Brazil and Colombia played to a 1-1 draw in an intriguing international friendly this Wednesday.
The two South American sides are used to facing each other in World Cup qualification matches around this time every year, so despite this being a friendly, there was some good intensity.
Both sides gave a good account of themselves for the most part and provided fans with a good contest, with two great individual strikes to provide the scoring.
Here are five things we learned from this Brazil vs. Colombia game:
Kaka's return to the national team setup has been a positive one. If this continues, it could be a really positive thing for Brazil.
Granted, the team's first two opponents at the start of his comeback were Iraq and Japan, but he still had to prove his worth. He did just that by scoring a goal in each of those games and being among the top performers for his side on the attacking end of the pitch.
Kaka continued that success against Colombia with some good touches throughout the game, but wasn't lucky enough to continue his scoring run with the national side, after seeing a wonderful shot hit the crossbar.
He faded a little as time went, but that can be expected, considering his age and lack of match practice compared to many of his teammates and opponents.
The Kaka of AC Milan may not return, but this Kaka provides experience and composure and has fit in well with his younger teammates thus far.
He could very well see himself as part of the Brazil fixture in 2014 if he finds some regular playing time and stays fit.
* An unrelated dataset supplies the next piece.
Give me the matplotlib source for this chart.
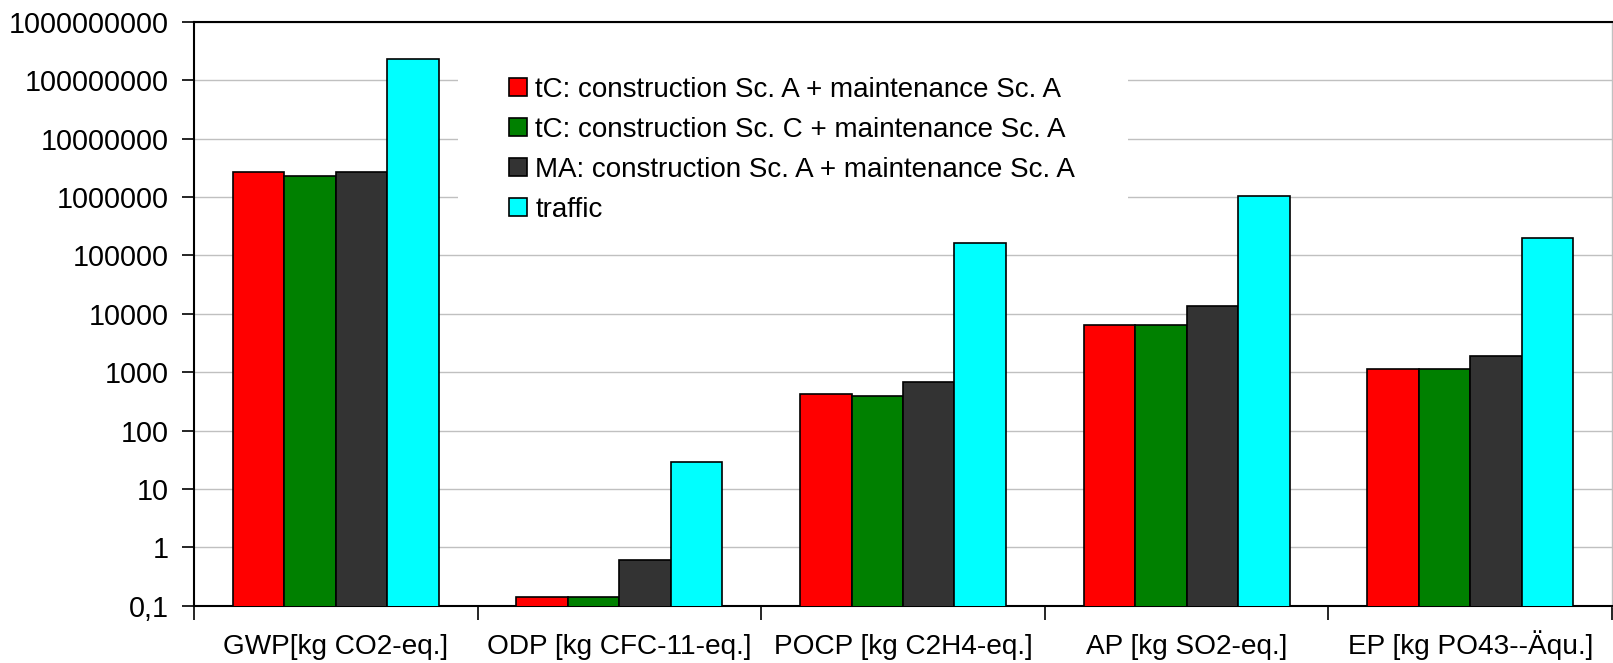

One can be forgiven for being a bit disappointed with Radamel Falcao's showing against Brazil despite it being a friendly. The Colombian has been in such great form in recent times that it's weird when he doesn't score.
This isn't to say it was a poor performance from the Atlético Madrid striker, as he had a few chances which were either saved or thwarted by his defensive markers. He worked hard for his side and on another day could have banged in three.
Still, Colombia cannot have too many of these off days from their star man if they want to have success moving forward.
This may be harsh considering its only one game, but Neymar's exquisite goal and his horrendous penalty showcased Brazil's star as a man who needs a little more time to get mentally prepared for the big tournament.
The game against Colombia may have been a friendly, but after his solo goal, you would have expected Neymar to complete the Brazilian comeback by scoring a well-taken penalty.
His failure to do so highlighted a weakness in the his game that will hopefully be rectified by 2014.
It's true that other big stars have failed to score penalties when it mattered most—or failed to take them at all—but for the most part, they produce that killer instinct to win games for their clubs.
Neymar has certainly played in his fair share of important matches for Santos, but the World Cup is a whole different deal. He will be 22 years old and more experienced. Brazil will be better for it.
Radamel Falcao may be the man for Colombia right now (and his goal-scoring skills are certainly important) but James Rodriguez is even more important.
When Falcao starts to fade, Rodriguez will be hitting his prime. Colombia needs to ensure they can put solid players around him.
The 21-year-old Rodriguez showcased some fantastic crossing, passing and dribbling skills and topped off his game with an assist.
Virtually every positive play went through the Porto star as he did his best to create chances for Radamel Falcao and his other attacking teammates.
He has been in good form for Porto so far this season and as he continues to grow and improve, Colombia will benefit.
Since their defeat in the knockout stages of the 2010 World Cup, Brazil hasn't gotten the better of big teams in friendlies or won important matches in big tournaments.
Games against Argentina, France, Holland and Germany resulted in no wins, one draw and two losses. The team's performances at the 2011 Copa America and 2012 Olympic Games also showcased an inability to win when it matters most.
That lackluster performance continued against Colombia.
While a 1-1 draw against the No. 8 team in the FIFA World Rankings is nothing to balk at—especially when that team has played meaningful World Cup qualifiers, as opposed to just friendlies—Brazil is expected to do better.
With their talent, they should do better.
Brazil has two more years to rectify this, but need to test themselves against as much top opposition as possible to ensure they are properly prepared for the 2014 World Cup.